Stand up and be counted: Our Public House serves democracy with a pint and pork scratchings
- 2 days ago
- 3 min read

Our Public House, written by Barney Norris. Created and directed by Josephine Burton. Music and lyrics by Jonathan Walton. On at The Belgrade Theatre, Coventry, B2 Venue, from 4 – 6 June 2026.
Review by Amanda Burden
Long before Starbucks and Wetherspoons became entrenched in every city centre high street, the local boozer was something altogether more vital: a place to gather for a pint, a bit of a row, and the quiet national sport of over-sharing with strangers you will absolutely deny knowing in the morning. Or, if you were me, in the 90s, a place to dress like a one-woman nightclub emergency in a Lycra catsuit and platform heels, ingesting dangerous quantities of Sol, before tottering “uptown” (a term I used very loosely, given Coventry’s geography and my sense of direction) to a club that would definitely be shut down as a public health hazard were it to exist today. To add some context, this once caused my mother, upon catching a glimpse of my hot pants, eyeliner and deeply committed optimism, to deliver the immortal legend: “I don’t know what you think you look like, but I can tell you Coventry isn’t ready for it.” God bless the 90s fun pub. Anyway, I digress.
Because before that era of sticky floors and fluorescent camaraderie, there was the 18th-century coffee house: a place of pamphlets, politics and people arguing about the future of the nation without once checking their phone. It's this earlier idea of the pub, not just as a place to drink, but as a melting pot of public thought, that pulses through Dash Art's production of Our Public House at the Belgrade Theatre.

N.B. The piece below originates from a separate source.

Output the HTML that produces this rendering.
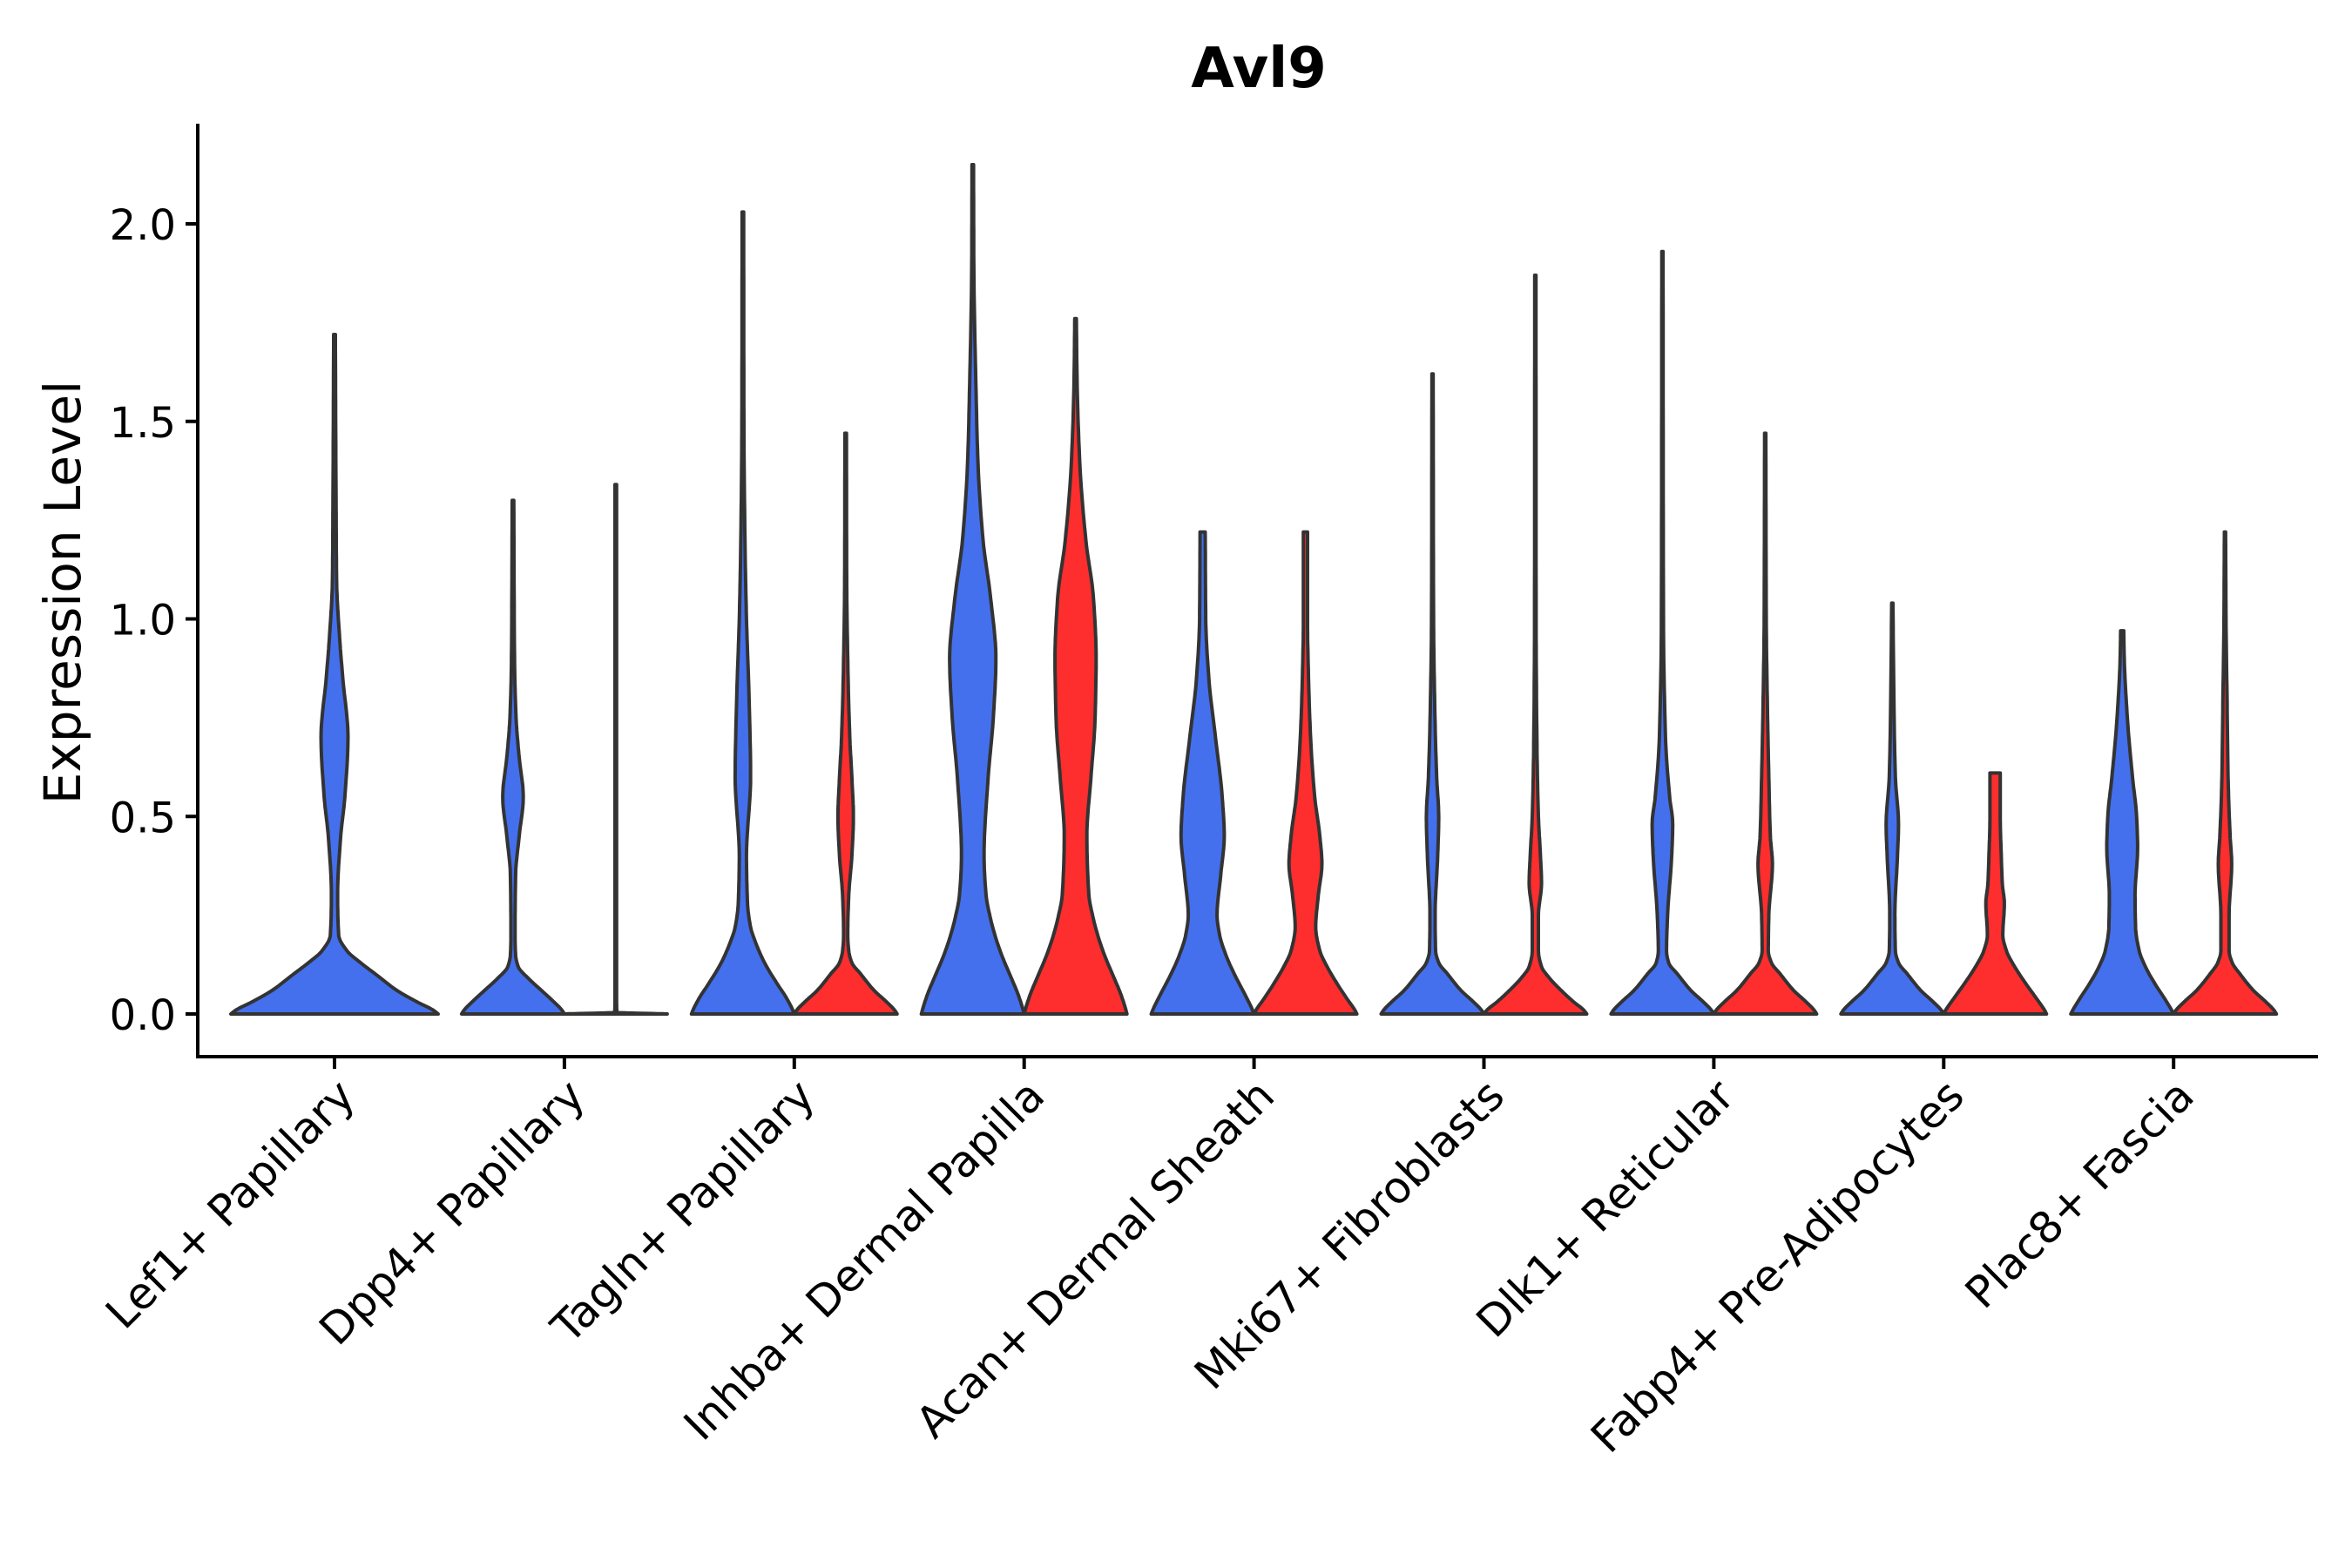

Set inside The Albion - a loaded name, evoking a merrie England/ St George/ village green bygone era - the play begins during a storm reflecting the turbulence of the outside political mood. Nicely done, play. Outside, the town is literally flooded and metaphorically isolated, while inside politics, grief, resentment and reluctant hope all rub shoulders at the bar alongside landlady Sanjana (Bharti Patel), daughter Anika (Chaya Gupta) and downtrodden regulars musician Scott (Fergus O'Donnell) and single mum Jo (Lauren Moakes).
The premise is simple: a creaking community pub in an anonymous town where the previous election resulted in spoiled ballot papers and disenfranchise. Into this democratic withdrawal, stride Labour MP candidate Mary Parker (Gabriella Leon) and ambitious advisor Tom (Kit Esuruoso), stranded by the storm in a place where studied avoidance has become an act of political dissent.
What Our Public House does cleverly is treat the pub not as backdrop but as a model of democracy under strain: messy, uncomfortable, occasionally violent, and absolutely incapable of agreeing musical preferences.
Landlady Sanjana, played with extraordinary presence by Bharti Patel, is holding together both the pub and emotional resilience of the entire town. She is weary but undefeated and completely and utterly believable. Someone give this woman an Oscar.
Around her circle the community deadbeats to whom life has dealt a losing hand, including Jo, the bruised, funny, savagely human single mother fighting to get her daughter back. Her torch song, built from lived narratives detailing the barriers facing abused women trying to rebuild their lives, lands with an impact which genuinely made me forget this was theatre and not factual documentary.
Particularly innovative is the show’s structure. Professional actors share the stage with a local community ensemble, and in the second half that line between cast and community blurs as local voices step forward to speak directly about their own concerns, from homeless pets to the decline of reading. It is ambitious, inclusive, and slightly spiky in execution, but the effect is punchy: to turn theatre into a temporary public square.
Watching this at the moment feels incredibly resonant, especially given the fact that a small, upcoming by-election in an unremarkable Northern constituency looks set to set the course of the country's future in two weeks' time.
If there is a criticism, it is that Our Public House occasionally wants to be both mirror and megaphone, and the functions can occasionally jostle. But perhaps that tension is intentional - real public life is not compartmentalised and tidy. It interrupts, contradicts itself, and sometimes shouts when you were just expecting a quiet pint after work.
What remains after the storm has done its worst and the bar lights have snapped off, is the sense of a public space restored to what it once was supposed to be: not just somewhere to drink, but somewhere to count and be counted in the community. And if this sounds like idyllic, daisy-waving wokeism, it's unsurprising, because in these polarised days, so does democracy.